Growing up in the late 1960s, I was blessed with two loving parents and and older brother, and a very loving Ukrainian godmother Mrs. Vera Nour. In as much as my parents broke a color bar moving into an all-white neighborhood in 1964, my brother and I grew up in a sea of white people. Ironically, despite the intense hatred I encountered from some white children and adults at an early age regarding my skin color and facial features, most people either accepted my hair or loved it. I inherited mixed hair traits from both of my parents, and I had long, straight, fine, wavy-curly, and jet black hair that seemed to fascinate Mrs. Nour and even other people. People would ask my mother “Betty how did your baby get this kind of hair so straight, so soft…”. People would touch my hair and praise it, but some would remark, “too bad that is is pretty now but it won’t stay like this, because it has to nap-up”. My hair did change slowly, but Mrs. Nour always loved it. However, my dad was hating it. He was anxious to cut my hair, and it could have been petty jealousy. Yes, we have Black folks hating on kith and kin alike over who God blessed with which kind of hair or complexion. The hairism and colorism among Blacks is a disgusting and ugly stain on us, and we expect others to love us when we hate one another–even our own blood–over what nature decided.
My mother loved my hair and was caught in a battle between Mrs. Nour who argued repeatedly that my hair should not be cut and my father who wanted my all my hair removed. It came to blows in 1967 when Mrs. Nour came to the house to argue with my father about my inevitable haircut and my mother trapped between her best friend and her beloved husband. I recall my father grabbing me and shearing off all my hair as Mrs. Nour cried and screamed that this was a an atrocity. I never liked barbers or my dad cutting my hair for years.

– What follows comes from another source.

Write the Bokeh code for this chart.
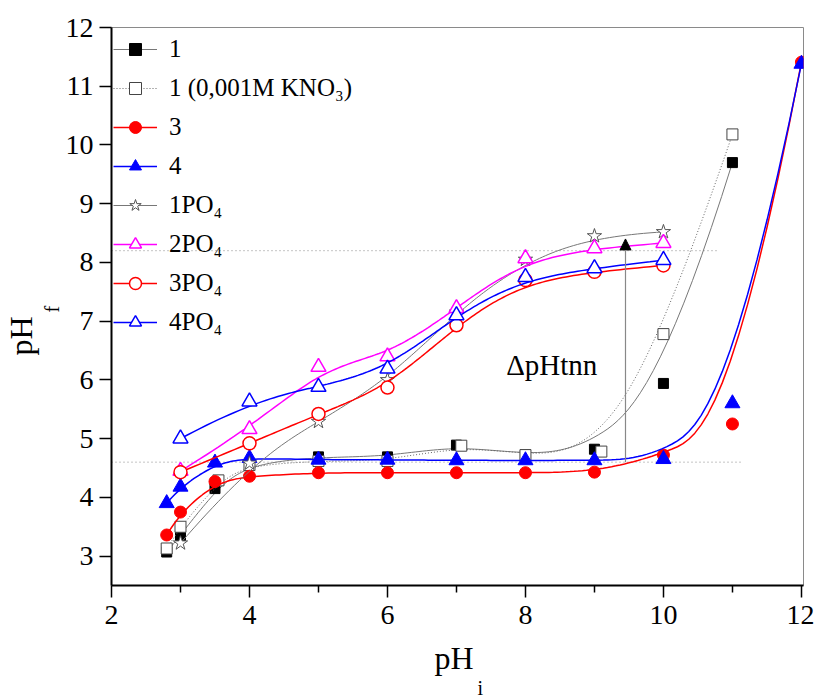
import numpy as np
from bokeh.plotting import figure
from bokeh.models import (FixedTicker, Label, Legend, LegendItem, Arrow,
                          NormalHead, Range1d, Title, InlineStyleSheet)
from bokeh.embed import file_html
from bokeh.resources import INLINE

# ---- measured data: initial pH (x) vs final pH (y) ----
x_s1 = [2.8, 3.0, 3.5, 4.0, 5.0, 6.0, 7.0, 8.0, 9.0, 10.0, 11.0]
y_s1 = [3.07, 3.35, 4.15, 4.57, 4.69, 4.69, 4.89, 4.72, 4.82, 5.94, 9.70]

x_s1k = [2.8, 3.0, 3.55, 4.0, 5.0, 6.0, 7.07, 8.0, 9.1, 10.0, 11.0]
y_s1k = [3.13, 3.50, 4.29, 4.55, 4.62, 4.62, 4.88, 4.72, 4.78, 6.78, 10.18]

x_s3 = [2.8, 3.0, 3.5, 4.0, 5.0, 6.0, 7.0, 8.0, 9.0, 10.0, 11.0, 12.0]
y_s3 = [3.36, 3.75, 4.27, 4.36, 4.42, 4.42, 4.42, 4.42, 4.43, 4.72, 5.25, 11.41]

x_s4 = [2.8, 3.0, 3.5, 4.0, 5.0, 6.0, 7.0, 8.0, 9.0, 10.0, 11.0, 12.0]
y_s4 = [3.90, 4.18, 4.59, 4.67, 4.64, 4.64, 4.63, 4.63, 4.63, 4.65, 5.60, 11.38]

x_po4 = [3.0, 4.0, 5.0, 6.0, 7.0, 8.0, 9.0, 10.0]
y_1po4 = [3.22, 4.58, 5.29, 6.00, 7.15, 8.05, 8.45, 8.52]
y_2po4 = [4.45, 5.16, 6.22, 6.40, 7.22, 8.07, 8.24, 8.33]
y_3po4 = [4.43, 4.92, 5.42, 5.87, 6.93, 7.70, 7.84, 7.95]
y_4po4 = [5.00, 5.63, 5.88, 6.19, 7.10, 7.75, 7.90, 8.04]

labels = ["1", "1 (0,001M KNO\u2083)", "3", "4",
          "1PO\u2084", "2PO\u2084", "3PO\u2084", "4PO\u2084"]

# reference levels and the buffering-capacity arrow
ref_levels = [8.2, 4.6]
ref_ends = [10.77, 11.13]
arrow_x = 9.45
arrow_y = [4.6, 8.4]

x_ticks = [2, 4, 6, 8, 10, 12]
x_minor = [3, 5, 7, 9, 11]
y_ticks = [3, 4, 5, 6, 7, 8, 9, 10, 11, 12]

FONT = "Liberation Serif"
GRAY = "#777777"


def bspline(xs, ys, degree=3, n=150):
    """Clamped uniform B-spline using the points as control points."""
    P = np.column_stack([xs, ys]).astype(float)
    m = len(P)
    k = min(degree, m - 1)
    inner = np.arange(0, m - k + 1, dtype=float)
    knots = np.concatenate([np.zeros(k), inner, np.full(k, inner[-1])])
    ts = np.linspace(0, inner[-1], n)
    out = []
    for t in ts:
        if t >= knots[-1]:
            out.append(P[-1])
            continue
        s = np.searchsorted(knots, t, side="right") - 1
        d = [P[j + s - k].copy() for j in range(k + 1)]
        for r in range(1, k + 1):
            for j in range(k, r - 1, -1):
                i = j + s - k
                den = knots[i + k + 1 - r] - knots[i]
                a = 0.0 if den == 0 else (t - knots[i]) / den
                d[j] = (1 - a) * d[j - 1] + a * d[j]
        out.append(d[k])
    out = np.round(np.array(out), 4)
    return out[:, 0].tolist(), out[:, 1].tolist()


serif_css = InlineStyleSheet(
    css="svg text, text { font-family: 'Liberation Serif', 'Times New Roman', serif !important; }")

p = figure(width=814, height=695, output_backend="svg", toolbar_location=None,
           x_range=Range1d(2, 12.03), y_range=Range1d(2.5, 12.0),
           min_border_left=110, min_border_right=11,
           min_border_top=27, min_border_bottom=110,
           stylesheets=[serif_css])
p.outline_line_color = "#8a8a8a"
p.outline_line_width = 1
p.xgrid.visible = False
p.ygrid.visible = False

# reference dotted levels
for lvl, end in zip(ref_levels, ref_ends):
    p.line([2, end], [lvl, lvl], line_color="#888888", line_width=1,
           line_dash="1 3")

series = [
    dict(x=x_s1, y=y_s1, lc=GRAY, lw=1, dash="solid", marker="square",
         size=10, fill="black", mline="black", mlw=1),
    dict(x=x_s1k, y=y_s1k, lc="#666666", lw=1, dash="1 2", marker="square",
         size=11, fill="white", mline="#444444", mlw=1),
    dict(x=x_s3, y=y_s3, lc="#ff0000", lw=1.5, dash="solid", marker="circle",
         size=12, fill="#ff0000", mline="#ff0000", mlw=1),
    dict(x=x_s4, y=y_s4, lc="#0000ff", lw=1.5, dash="solid", marker="triangle",
         size=15, fill="#0000ff", mline="#0000ff", mlw=1),
    dict(x=x_po4, y=y_1po4, lc=GRAY, lw=1, dash="solid", marker="star",
         size=15, fill="white", mline="#555555", mlw=1),
    dict(x=x_po4, y=y_2po4, lc="#ff00ff", lw=1.5, dash="solid",
         marker="triangle", size=15, fill="white", mline="#ff00ff", mlw=1.5),
    dict(x=x_po4, y=y_3po4, lc="#ff0000", lw=1.5, dash="solid",
         marker="circle", size=13, fill="white", mline="#ff0000", mlw=1.5),
    dict(x=x_po4, y=y_4po4, lc="#0000ff", lw=1.5, dash="solid",
         marker="triangle", size=15, fill="white", mline="#0000ff", mlw=1.5),
]

items = []
for s, lab in zip(series, labels):
    cx, cy = bspline(s["x"], s["y"])
    lr = p.line(cx, cy, line_color=s["lc"], line_width=s["lw"],
                line_dash=s["dash"])
    sr = p.scatter(s["x"], s["y"], marker=s["marker"], size=s["size"],
                   fill_color=s["fill"], line_color=s["mline"],
                   line_width=s["mlw"])
    items.append(LegendItem(label=lab, renderers=[lr, sr]))

legend = Legend(items=items, location="top_left", margin=0, padding=2,
                spacing=0, glyph_width=44, glyph_height=30, label_height=39,
                label_standoff=12, label_text_font=FONT,
                label_text_font_size="25px", label_text_color="black",
                border_line_alpha=0, background_fill_alpha=0)
p.add_layout(legend)

# arrow marking the pH buffering interval
p.add_layout(Arrow(x_start=arrow_x, y_start=arrow_y[0], x_end=arrow_x,
                   y_end=arrow_y[1], line_color="#888888", line_width=1.2,
                   end=NormalHead(size=11, fill_color="black",
                                  line_color="black", line_width=1)))

p.add_layout(Label(x=7.72, y=6.25, text="\u0394pHtnn", text_font=FONT,
                   text_font_size="29px", text_color="black",
                   text_baseline="alphabetic"))

# axes
for ax in (p.xaxis[0], p.yaxis[0]):
    ax.axis_line_width = 2
    ax.axis_line_color = "black"
    ax.major_tick_line_width = 1.5
    ax.major_tick_line_color = "black"
    ax.minor_tick_line_width = 1.5
    ax.minor_tick_line_color = "black"
    ax.major_tick_in = 0
    ax.major_tick_out = 12
    ax.minor_tick_in = 0
    ax.minor_tick_out = 7
    ax.major_label_text_font = FONT
    ax.major_label_text_font_size = "28px"
    ax.major_label_text_color = "black"

p.xaxis[0].ticker = FixedTicker(ticks=x_ticks, minor_ticks=x_minor)
p.yaxis[0].ticker = FixedTicker(ticks=y_ticks)
p.xaxis[0].major_label_standoff = 8
p.yaxis[0].major_label_standoff = 6

# axis titles with subscripts, built from side-panel titles
p.add_layout(Title(text="f", text_font=FONT, text_font_size="20px",
                   text_font_style="normal", align="left", offset=273,
                   standoff=0, text_color="black"), "left")
p.add_layout(Title(text="pH", text_font=FONT, text_font_size="32px",
                   text_font_style="normal", align="left", offset=230,
                   standoff=0, text_color="black"), "left")
p.add_layout(Title(text="pH", text_font=FONT, text_font_size="32px",
                   text_font_style="normal", align="left", offset=323,
                   standoff=22, text_color="black"), "below")
p.add_layout(Title(text="i", text_font=FONT, text_font_size="20px",
                   text_font_style="normal", align="left", offset=366,
                   standoff=-24, text_color="black"), "below")

html = file_html(p, INLINE)
html = html.replace(
    "</head>",
    "<style>text { font-family: 'Liberation Serif', 'Times New Roman', serif; }</style></head>", 1)
open("out.html", "w").write(html)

It did not feel like I received an honorable haircut but like a sheep being shorn or a shrub being pruned. My shearing was like my induction into the Black hair hatred matrix. My dad was a victim of Jim Crow and I was a Black Power baby. He got it wrong and it was terrible for years afterwards because I associated getting my hair cut as a punishment not as a part of grooming. My hair was not nappy, but is a Black Indian blend of lots of textures on one scalp.

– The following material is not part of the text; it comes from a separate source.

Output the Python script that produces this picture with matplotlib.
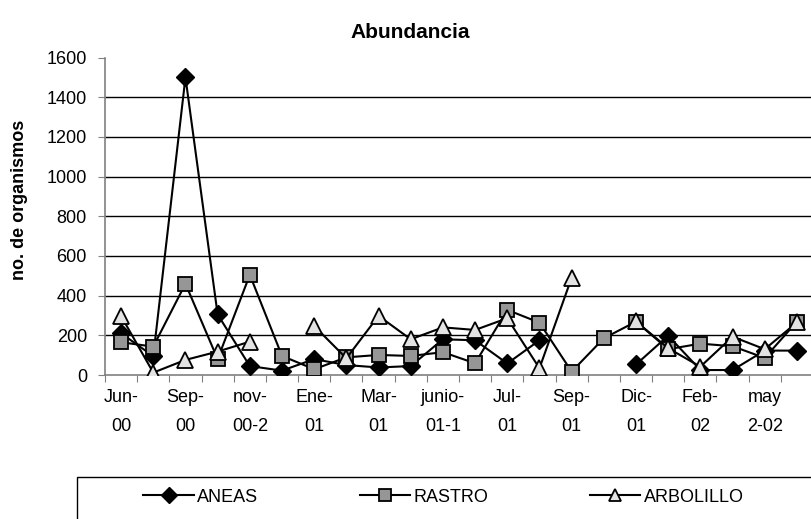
import numpy as np
import matplotlib.pyplot as plt
from matplotlib.patches import Rectangle

plt.rcParams['font.family'] = ['Liberation Sans', 'DejaVu Sans']

nan = np.nan
tick_labels = ['Jun-\n00', 'Sep-\n00', 'nov-\n00-2', 'Ene-\n01', 'Mar-\n01', 'junio-\n01-1',
               'Jul-\n01', 'Sep-\n01', 'Dic-\n01', 'Feb-\n02', 'may\n2-02']
n_cat = 22

aneas = [210, 95, 1500, 305, 45, 22, 80, 50, 38, 45, 180, 175, 58, 175, nan, nan,
         53, 198, 25, 25, 123, 123]
rastro = [165, 143, 460, 80, 505, 96, 29, 89, 101, 96, 115, 59, 328, 264, 17, 185,
          269, 130, 158, 145, 86, 269]
arbolillo = [297, 12, 76, 118, 168, nan, 247, 84, 298, 180, 240, 227, 286, 34, 490, nan,
             270, 135, 42, 193, 130, 265]

x = np.arange(n_cat)

fig = plt.figure(figsize=(8.11, 5.19), dpi=100)
ax = fig.add_axes([105/811, 1-375/519, 708/811, (375-57.5)/519])

ax.plot(x, aneas, color='black', lw=1.5, marker='D', ms=9, mfc='black', mec='black',
        label='ANEAS', zorder=3)
ax.plot(x, rastro, color='black', lw=1.5, marker='s', ms=10, mfc='#969696', mec='black',
        mew=1.3, label='RASTRO', zorder=3)
ax.plot(x, arbolillo, color='black', lw=1.5, marker='^', ms=11, mfc='#e3e3e3', mec='black',
        mew=1.3, label='ARBOLILLO', zorder=3)

ax.set_xlim(-0.5, n_cat - 0.5)
ax.set_ylim(0, 1600)
ax.set_yticks(np.arange(0, 1601, 200))
ax.tick_params(axis='y', labelsize=13, length=5, color='#808080', pad=8)
for v in range(200, 1600, 200):
    ax.axhline(v, color='black', lw=1, zorder=1)

ax.set_xticks(np.arange(-0.5, n_cat, 1))
ax.set_xticklabels([])
ax.tick_params(axis='x', length=5, color='#808080', direction='out')
ax.set_xticks(np.arange(0, n_cat, 2), minor=True)
ax.set_xticklabels(tick_labels, minor=True, fontsize=13, linespacing=1.9)
ax.tick_params(axis='x', which='minor', length=0, pad=10)

for s in ['top', 'right']:
    ax.spines[s].set_visible(False)
for s in ['left', 'bottom']:
    ax.spines[s].set_color('#808080')
    ax.spines[s].set_linewidth(1.2)

ax.set_title('Abundancia', fontsize=15, fontweight='bold', pad=14, x=(410-105)/708)
ax.set_ylabel('no. de organismos', fontsize=13, fontweight='bold')
ax.yaxis.set_label_coords((28-105)/708, (375-200)/317.5)

fig.add_artist(Rectangle((77/811, -0.1), 1.0, 0.1 + 42/519, transform=fig.transFigure,
                         fill=False, edgecolor='black', lw=1.0))
leg = fig.legend(loc='center left', ncol=3, bbox_to_anchor=(136/811, 1-497/519),
                 fontsize=13, frameon=False, handlelength=2.8, handletextpad=0.2,
                 columnspacing=5.6, borderaxespad=0, markerscale=0.85)

fig.savefig('out.png', dpi=100)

It took me 16 years to fully feel positive about my hair, and this was largely due to a trip to Niger in Sahelian part of Africa where I saw lots of Hausa, Fulani, Tuareg, and Djerma people. They did not have the once very coveted Afro-Bush hairstyles. Their hair was like mine a panache of textures from straight to very curly hair like mine. I wasn’t the first person to struggle with the African Supremacist hair Apartheid in the Black community. My grandfather used to cut off his straight hair to escape rage and jealousy of Black men who wore conks and processes (wherein they used lye or hot combs to straighten their hair). What I realized is we have spent centuries trying to make white people accept us, but we have not spent a nanosecond to embrace and love ourselves for the beautiful mosaic that we are. I was not born to be shorn neither was anyone reading this story. Love your hair and be proud of what adornment God blessed you with to cover your head. No hair is bad hair. Just ask anyone who is bald, balding, or suffering from hair loss.
You were born to be adorned with the hair the omniscient creator gave you. Stop and take time to value the hair that you have and never let anyone make you feel strange or odd by the unique adornment you were blessed to have.